Cyclone Kyarr unleashed its wrath in Goa last week and wreaked havoc in certain parts of this tiny state. The three days of the cyclone, between October 23rd -25th led to destruction in remote parts of the state, flooding in major cities, destruction along the coastal belt and sadly destruction of paddy fields as well.
According to information received from the directorate of agriculture, another 250 hectares of land under paddy cultivation was destroyed after over 1,500 hectares of cultivated land were previously damaged due to the severe monsoon rain.
This has put a great strain on the shoulder of the Farmers in different parts of the State as most of their produce has been destroyed.
Sources said that the destroyed paddy crop was ready for harvesting. However, due to the continuous rain during the last few days, almost 80 percent of the crop has been totally destroyed.
As per reports the harvesting of the paddy crop had not begun in talukas like Canacona, Quepem, Sanguem, Sattari, Bicholim and Pernem except for Salcete and Tiswadi.
Now with water accumulated in the fields, the crop has been destroyed totally and is not in a position to be harvested even if there is going to be bright sunshine.
In view of the grave situation, Deputy Chief Minster Chandrakant ‘Babu’ Kavlekar, who holds the agriculture portfolio, has directed officials of the department to carry out an inspection of the paddy crop in the various areas and submit a report on the damaged crops.
“I held a meeting with officials of the agriculture department last Friday and have directed them to assess the loss of the paddy crop that has been damaged,” Kavlekar said.
Agriculture director Madhav Kelkar said that an inspection of the agricultural areas in the state is underway.
He further stated that as per estimates not less than 250 hectares of land under paddy crop have been affected by the cyclone and these additional 250 hectares are likely to be in Canacona, Quepem, and parts of Bardez.

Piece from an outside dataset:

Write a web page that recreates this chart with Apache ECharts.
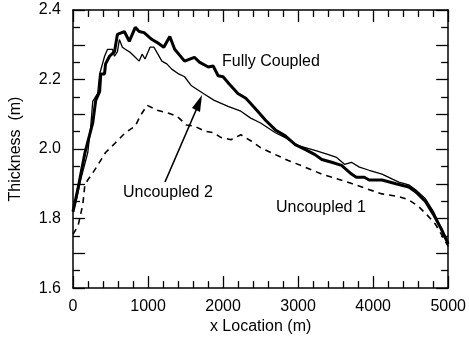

Kelkar added that the cyclone occurred when the paddy crop was nearly ready for harvesting or already harvested.
“The cyclone’s impact coming close on the heels of copious monsoon rain is going to hit the paddy crop badly in the state. We expect a large drop in paddy production,” he added.

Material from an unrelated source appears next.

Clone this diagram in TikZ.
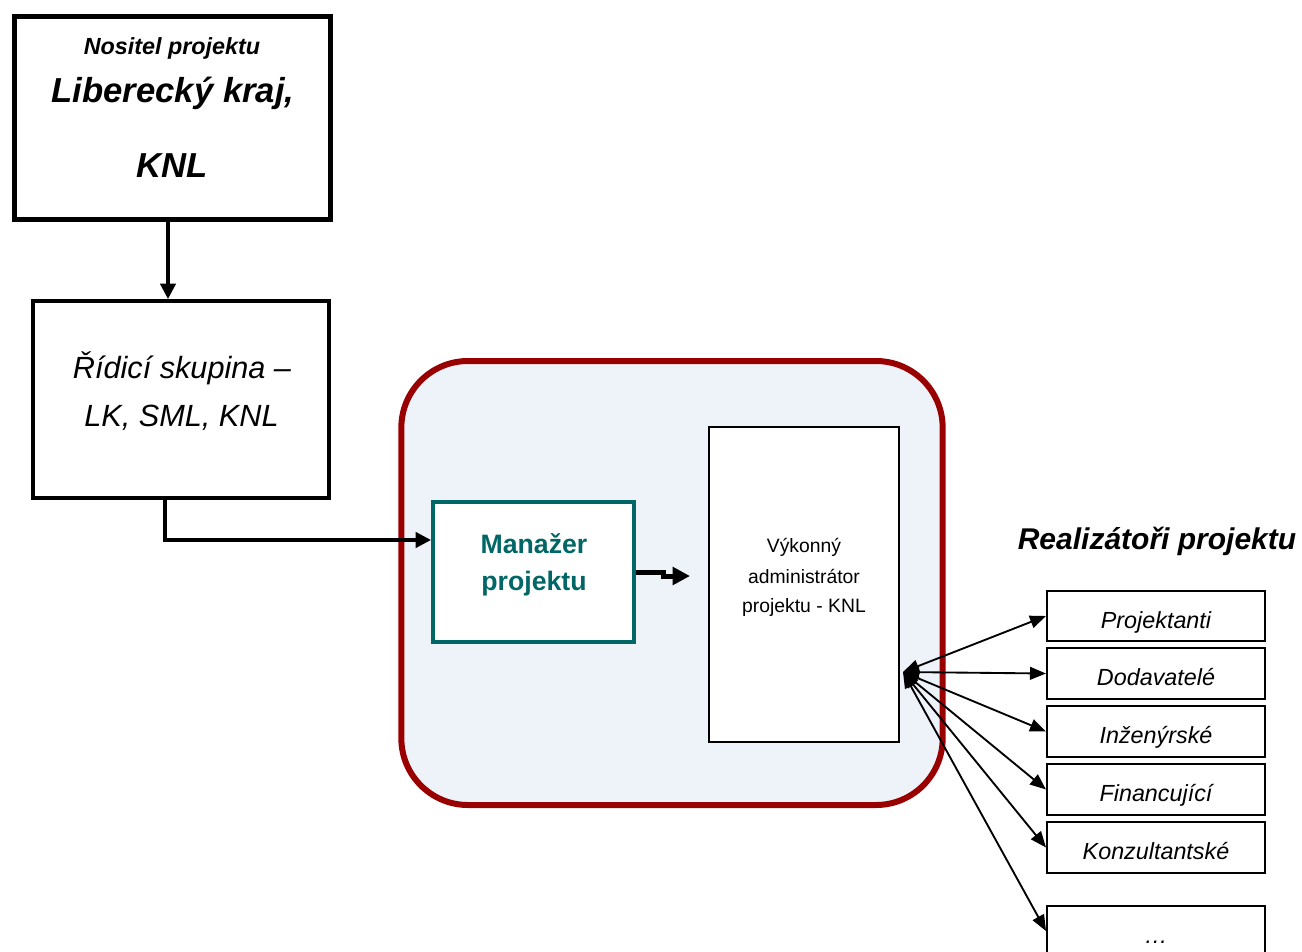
\documentclass[tikz,border=0pt]{standalone}
\usepackage{fontspec}
\setmainfont{Liberation Sans}
\usetikzlibrary{arrows.meta}
\definecolor{teamred}{RGB}{153,0,0}
\definecolor{teamfill}{RGB}{238,243,250}
\definecolor{manteal}{RGB}{0,102,102}

\begin{document}
\begin{tikzpicture}[x=0.75pt,y=-0.75pt,
  box/.style={draw,fill=white,inner sep=0pt},
  line/.style={anchor=base,inner sep=0pt},
  link/.style={-{Triangle[length=11.5pt,width=11.5pt]},line width=2.4pt},
  spoke/.style={{Triangle[length=12pt,width=9.5pt]}-{Triangle[length=12pt,width=9.5pt]},line width=1.4pt},
  firm/.style={box,line width=1.5pt,minimum width=163.5pt,minimum height=38pt,
    text height=18pt,text depth=0pt,font=\fontsize{17.5}{21}\selectfont\itshape}]
\clip (0,0) rectangle (1302,952);

\node[box,line width=3.75pt,minimum width=237pt,minimum height=152pt] (nositel) at (172,118) {};
\node[line,font=\fontsize{17.5}{21}\selectfont\bfseries\itshape] (nositel-1) at (172,55) {Nositel projektu};
\node[line,font=\fontsize{26}{31}\selectfont\bfseries\itshape] (nositel-2) at (173,103) {Liberecký kraj,};
\node[line,font=\fontsize{26}{31}\selectfont\bfseries\itshape] (nositel-3) at (172,178) {KNL};

\node[box,line width=3pt,minimum width=222pt,minimum height=147.75pt] (ridici) at (181,399.5) {};
\node[line,font=\fontsize{23}{28}\selectfont\itshape] (ridici-1) at (182,378) {Řídicí skupina –};
\node[line,font=\fontsize{23}{28}\selectfont\itshape] (ridici-2) at (181.5,426) {LK, SML, KNL};

\node[draw=teamred,fill=teamfill,line width=4.5pt,rounded corners=50pt,
  minimum width=406pt,minimum height=333pt,inner sep=0pt] (team) at (672,583) {};

\node[box,draw=manteal,line width=3pt,minimum width=150.75pt,minimum height=105pt] (manazer) at (533.5,572) {};
\node[line,text=manteal,font=\fontsize{20}{24}\selectfont\bfseries] (manazer-1) at (534,553) {Manažer};
\node[line,text=manteal,font=\fontsize{20}{24}\selectfont\bfseries] (manazer-2) at (534,590) {projektu};

\node[box,line width=1.1pt,minimum width=142.5pt,minimum height=236pt] (admin) at (804,584.5) {};
\node[line,font=\fontsize{14.5}{17}\selectfont] (admin-1) at (804,552) {Výkonný};
\node[line,font=\fontsize{14.5}{17}\selectfont] (admin-2) at (804,583) {administrátor};
\node[line,font=\fontsize{14.5}{17}\selectfont] (admin-3) at (804,612) {projektu - KNL};

\node[line,font=\fontsize{22.5}{27}\selectfont\bfseries\itshape] (realizatori) at (1157,549) {Realizátoři projektu};

\node[firm] (projektanti) at (1156,616) {Projektanti};
\node[firm] (dodavatele) at (1156,673.5) {Dodavatelé};
\node[firm] (inzenyrske) at (1156,731.5) {Inženýrské};
\node[firm] (financujici) at (1156,789.5) {Financující};
\node[firm] (konzultantske) at (1156,847.5) {Konzultantské};
\node[firm] (dalsi) at (1156,931) {\dots};

\coordinate (hub) at (903,672);
\coordinate (admin-in) at (690,576);

\draw[link] (nositel.south -| 168,0) -- (ridici.north -| 168,0);
\draw[link] (ridici.south -| 165,0) |- (manazer.west |- 0,540);
\draw[-{Triangle[length=13pt,width=13pt]},line width=3.75pt] (manazer.east) -- ++(27,0) -- ++(0,4) -- (admin-in);
\foreach \f in {projektanti,dodavatele,inzenyrske,financujici,konzultantske,dalsi}
  \draw[spoke] (hub) -- (\f.west);
\end{tikzpicture}
\end{document}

On an average, the state grows around 1, 10,000 tonne annually on 27,600 hectares of land.
In the month of August, due to 1500 hectares of land being damaged which led to the destruction of crops worth Rs 10 crore, on account of the torrential rains, the government announced compensation to cultivators.
The damage was mainly in the talukas of Tiswadi, Bardez, Pernem, Sattari, Ponda, Bardez, Sanguem, parts of Canacona and surrounding areas of Margao town.

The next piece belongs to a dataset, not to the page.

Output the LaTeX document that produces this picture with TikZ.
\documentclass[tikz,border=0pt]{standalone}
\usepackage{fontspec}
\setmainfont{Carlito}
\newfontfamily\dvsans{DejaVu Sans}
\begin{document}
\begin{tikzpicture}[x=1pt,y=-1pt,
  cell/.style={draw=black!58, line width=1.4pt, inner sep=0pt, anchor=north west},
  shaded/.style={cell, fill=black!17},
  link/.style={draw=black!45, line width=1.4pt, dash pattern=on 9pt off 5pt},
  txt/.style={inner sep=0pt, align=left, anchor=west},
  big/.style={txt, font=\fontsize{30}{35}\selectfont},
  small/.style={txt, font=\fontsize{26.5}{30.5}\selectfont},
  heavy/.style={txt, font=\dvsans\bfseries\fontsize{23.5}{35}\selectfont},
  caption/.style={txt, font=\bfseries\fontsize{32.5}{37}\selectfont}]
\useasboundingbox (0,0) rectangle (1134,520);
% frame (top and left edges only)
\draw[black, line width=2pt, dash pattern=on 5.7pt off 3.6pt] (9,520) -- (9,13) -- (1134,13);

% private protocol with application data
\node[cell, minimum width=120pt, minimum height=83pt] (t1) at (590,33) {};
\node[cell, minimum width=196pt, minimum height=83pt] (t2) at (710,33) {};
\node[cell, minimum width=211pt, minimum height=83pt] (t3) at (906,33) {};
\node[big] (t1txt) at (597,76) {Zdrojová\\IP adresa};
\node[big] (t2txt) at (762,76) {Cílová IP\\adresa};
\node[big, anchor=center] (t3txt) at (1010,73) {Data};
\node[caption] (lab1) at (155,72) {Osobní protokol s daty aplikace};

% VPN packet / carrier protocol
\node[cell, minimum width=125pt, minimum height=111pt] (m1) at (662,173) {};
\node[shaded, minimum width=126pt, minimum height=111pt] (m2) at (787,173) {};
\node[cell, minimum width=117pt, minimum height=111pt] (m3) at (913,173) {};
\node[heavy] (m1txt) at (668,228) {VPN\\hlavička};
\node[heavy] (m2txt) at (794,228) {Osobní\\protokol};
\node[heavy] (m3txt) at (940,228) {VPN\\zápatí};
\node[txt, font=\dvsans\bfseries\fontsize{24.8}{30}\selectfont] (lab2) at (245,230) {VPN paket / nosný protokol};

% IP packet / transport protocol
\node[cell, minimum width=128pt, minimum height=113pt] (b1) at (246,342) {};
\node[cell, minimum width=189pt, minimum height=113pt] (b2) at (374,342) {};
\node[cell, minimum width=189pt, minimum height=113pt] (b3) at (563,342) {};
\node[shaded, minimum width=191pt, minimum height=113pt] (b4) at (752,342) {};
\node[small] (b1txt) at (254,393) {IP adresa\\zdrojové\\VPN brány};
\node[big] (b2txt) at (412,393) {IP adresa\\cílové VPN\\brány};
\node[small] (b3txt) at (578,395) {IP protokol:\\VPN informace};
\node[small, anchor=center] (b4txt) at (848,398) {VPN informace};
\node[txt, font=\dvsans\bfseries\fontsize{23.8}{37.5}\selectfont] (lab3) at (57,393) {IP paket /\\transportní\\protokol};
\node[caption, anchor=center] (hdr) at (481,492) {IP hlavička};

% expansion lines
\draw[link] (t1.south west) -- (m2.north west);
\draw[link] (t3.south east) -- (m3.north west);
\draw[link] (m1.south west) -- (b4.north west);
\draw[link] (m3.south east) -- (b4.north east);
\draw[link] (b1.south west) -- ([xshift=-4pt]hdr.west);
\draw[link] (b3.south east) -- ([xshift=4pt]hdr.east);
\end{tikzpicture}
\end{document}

Kelkar informed that farmers whose crops have been damaged by the cyclone have been already covered for compensation promised by the government, but the compensation payout to farmers for loss due to the monsoon rain is yet to commence.
Large tracts of standing paddy crops were flattened thanks to the strong winds and heavy rains during Cyclone Kyarr.
Strong winds during the Cyclone Kyarr accompanied by heavy rains have flattened large tracts of standing paddy crop in the state.
A farmer from Taleigao, Ceaser Machado from Taleigao, said, “I have nothing left. My entire paddy crop cultivated on 5,600 sq mt of land has been wiped off. I have lost around 14 silos (gunny bags) of paddy. Each silo is about 50 kg.”
Machado stated that all the farms in the Taleigao area have been affected by the cyclone. The farms in the locality are low-lying and the water does not drain because the outlets which drain the water are blocked.
Another farmer Nestor Rangel from St Estevam said that whatever paddy crop was remaining after the excessive monsoon rain has been finished by the Cyclone Kyarr. He also stated that they have yet to start taking stock of the damages, which they will do so in the coming week.
The agriculture department pointed out that Cyclone Kyarr which brought heavy rains and strong winds along with it has impacted the paddy crop and farmers on a whole. There have been complaints about huge losses from vegetable growers and cultivators of plantations as well regarding the destruction of their produce.